I had the opportunity to learn more when I participated in a Women’s World Conference in Seoul in 2005, but I’m no expert on this area of the world. I asked one of my Korean graduate students, Jayoung Yoon, to tell me more.
Jayoung will soon be returning to Seoul to begin working for the Korea Labor Institute, taking her 17-month old son Justin (pictured here) with her. How will child care there compare with what has been available here at UMass Amherst? Our University Child Care Center doesn’t accept babies under 15 months of age, and has a long waiting list, so Jayoung has relied on informal assistance–the elderly parents of another foreign student are looking after Justin during the day while she works on her dissertation. She may also rely on informal assistance in Seoul, where many Korean Chinese (known as Chosun-jok) are willing to work as live-in nannies. However, the Korean government now provides generous subsidies for child care, with fees based on a sliding scale. A large percentage (80%) of all children are subsidized. The policies have a pronatalist structure, with lower fees for second and third children. Families with more than 3 children also enjoy priorities when they apply for housing.
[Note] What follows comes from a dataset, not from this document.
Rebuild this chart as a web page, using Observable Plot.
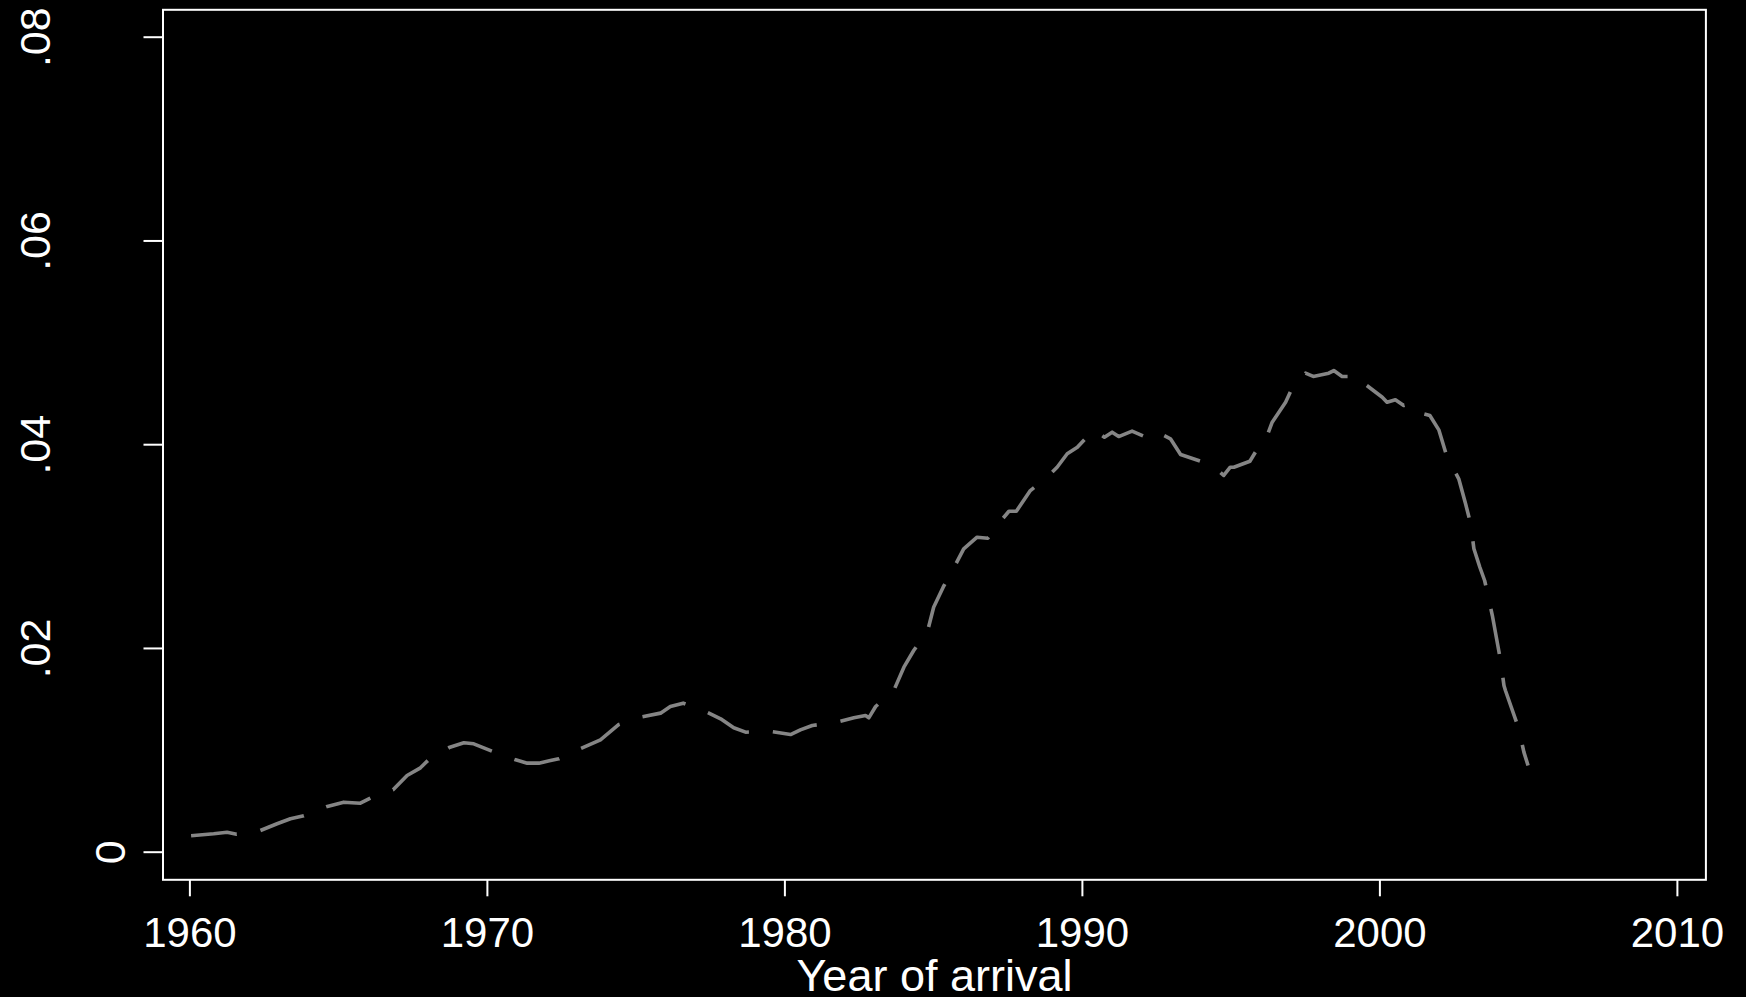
<!DOCTYPE html>
<html>
<head>
<meta charset="utf-8">
<script src="https://cdn.jsdelivr.net/npm/d3@7"></script>
<script src="https://cdn.jsdelivr.net/npm/@observablehq/plot@0.6"></script>
<style>
  html, body { margin: 0; padding: 0; background: #000; }
  #chart { width: 1746px; height: 997px; overflow: hidden; }
</style>
</head>
<body>
<div id="chart"></div>
<script>
// Density of arrivals by year
const years = [
  1960.04, 1960.8, 1961.25, 1961.57, 1962.37, 1962.93, 1963.38, 1963.83,
  1964.62, 1965.17, 1965.73, 1966.09, 1966.83, 1967.30, 1967.75, 1968.0,
  1968.74, 1969.21, 1969.54, 1970.16, 1970.92, 1971.34, 1971.73, 1972.12,
  1972.4, 1973.12, 1973.8, 1974.42, 1975.15, 1975.82, 1976.15, 1976.58,
  1977.33, 1977.84, 1978.28, 1978.68, 1979.46, 1980.19, 1980.52, 1980.92,
  1981.73, 1982.32, 1982.71, 1982.82, 1983.05, 1983.66, 1984.0, 1984.33,
  1984.8, 1985.0, 1985.32, 1985.7, 1986.01, 1986.46, 1986.82, 1987.22,
  1987.53, 1987.78, 1988.25, 1988.82, 1989.15, 1989.49, 1989.83, 1990.38,
  1990.74, 1991.0, 1991.22, 1991.67, 1992.18, 1992.51, 1992.96, 1993.3,
  1993.97, 1994.42, 1994.75, 1994.97, 1995.09, 1995.63, 1995.93, 1996.21,
  1996.38, 1996.83, 1997.05, 1997.5, 1997.76, 1998.28, 1998.45, 1998.73,
  1998.95, 1999.29, 1999.46, 2000.08, 2000.24, 2000.52, 2000.8, 2000.97,
  2001.16, 2001.68, 2001.98, 2002.26, 2002.65, 2002.88, 2003.05, 2003.16,
  2003.36, 2003.52, 2003.61, 2003.78, 2004.06, 2004.17, 2004.22, 2004.67,
  2004.84, 2004.98
];
const density = [
  0.00161, 0.00181, 0.00196, 0.00177, 0.00213, 0.00279, 0.00328, 0.00357,
  0.00449, 0.00491, 0.00481, 0.00534, 0.00612, 0.00753, 0.00828, 0.0090,
  0.01031, 0.01074, 0.01064, 0.00991, 0.0091, 0.00874, 0.00874, 0.0090,
  0.00917, 0.01015, 0.01103, 0.01254, 0.01325, 0.01365, 0.0143, 0.01463,
  0.01381, 0.01309, 0.01221, 0.01178, 0.01188, 0.01155, 0.01201, 0.01244,
  0.01276, 0.01319, 0.01342, 0.01319, 0.0143, 0.01587, 0.01816, 0.0198,
  0.02176, 0.02405, 0.02601, 0.02804, 0.02978, 0.03092, 0.03082, 0.03239,
  0.03347, 0.03347, 0.0355, 0.03681, 0.03779, 0.03911, 0.03975, 0.04146,
  0.04074, 0.04123, 0.0408, 0.04133, 0.04068, 0.04123, 0.04058, 0.03904,
  0.03838, 0.03786, 0.03698, 0.03779, 0.03779, 0.03838, 0.03982, 0.0409,
  0.04221, 0.04417, 0.04555, 0.04702, 0.0467, 0.04702, 0.04728, 0.0467,
  0.0467, 0.04581, 0.04604, 0.04466, 0.04417, 0.04441, 0.04385, 0.04401,
  0.04329, 0.04287, 0.04146, 0.03877, 0.03665, 0.0342, 0.03224, 0.02978,
  0.02797, 0.02667, 0.02552, 0.02323, 0.01875, 0.01636, 0.01587, 0.01211,
  0.00982, 0.00851
];

const xTicks = [1960, 1970, 1980, 1990, 2000, 2010];
const yTicks = [0, 0.02, 0.04, 0.06, 0.08];
const yTickLabels = ["0", ".02", ".04", ".06", ".08"];
const xTitle = "Year of arrival";

const rows = years.map((year, i) => ({year, value: density[i]}));
const yLabel = new Map(yTicks.map((t, i) => [t, yTickLabels[i]]));

const font = "'Liberation Sans', Arial, Helvetica, sans-serif";

const chart = Plot.plot({
  width: 1746,
  height: 997,
  marginLeft: 162.5,
  marginRight: 40.6,
  marginTop: 9.3,
  marginBottom: 117.7,
  style: {background: "#000", color: "#fff", fontFamily: font, overflow: "visible"},
  x: {domain: [1959.096, 2010.958]},
  y: {domain: [-0.00271, 0.08269]},
  marks: [
    Plot.frame({stroke: "#fff", strokeWidth: 2}),
    Plot.axisX(xTicks, {
      anchor: "bottom", tickSize: 17, tickPadding: 20.4, strokeWidth: 2,
      fontSize: 42, fill: "#fff", label: null, tickFormat: d => String(d)
    }),
    // tick marks on the left
    Plot.axisY(yTicks, {
      anchor: "left", tickSize: 19, strokeWidth: 2, text: null, label: null
    }),
    // rotated tick labels (the zero label sits closer to the frame)
    Plot.axisY(yTicks.filter(t => t !== 0), {
      anchor: "left", tickSize: 0, tickPadding: 0, label: null,
      fontSize: 43, fill: "#fff", rotate: -90, textAnchor: "middle", lineAnchor: "bottom",
      dx: -113, tickFormat: d => yLabel.get(d)
    }),
    Plot.axisY([0], {
      anchor: "left", tickSize: 0, tickPadding: 0, label: null,
      fontSize: 43, fill: "#fff", rotate: -90, textAnchor: "middle", lineAnchor: "bottom",
      dx: -38.5, tickFormat: d => yLabel.get(d)
    }),
    Plot.text([xTitle], {
      frameAnchor: "bottom", dy: 111, lineAnchor: "bottom",
      fontSize: 45, fill: "#fff", text: d => d
    }),
    Plot.line(rows, {
      x: "year", y: "value", stroke: "#858585", strokeWidth: 3.6,
      strokeDasharray: "46,24", strokeLinecap: "butt", strokeLinejoin: "round"
    })
  ]
});

document.getElementById("chart").append(chart);
</script>
</body>
</html>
Perhaps Justin will report back on his experiences. Meanwhile, the Ministry of Gender Equality in Korea, recently merged with the Ministry of Health and Welfare in Korea maintains an English-language website with some interesting details about evolving policies. New parents in Korea currently enjoy 90 days of paid maternity leave at about $500 per month financed through employment insurance. National health insurance covers every citizen in principle, but may not be completely universal in practice, as some cannot afford to pay the required contributions. Yeong-Ran Pak of the Department of Social Welfare at Kangman University has written an interesting article titled “Gender Dimensions of Family Policy in Korea.”
Jayoung herself has been exploring both time allocation in Korea (using the Korean Time Use Survey) and the relationship between gender norms and the distribution of housework. Korea has recently agreed to contribute national survey data to the Luxembourg Income Study (LIS) Wave 6, which should provide new opportunities for comparative international analysis.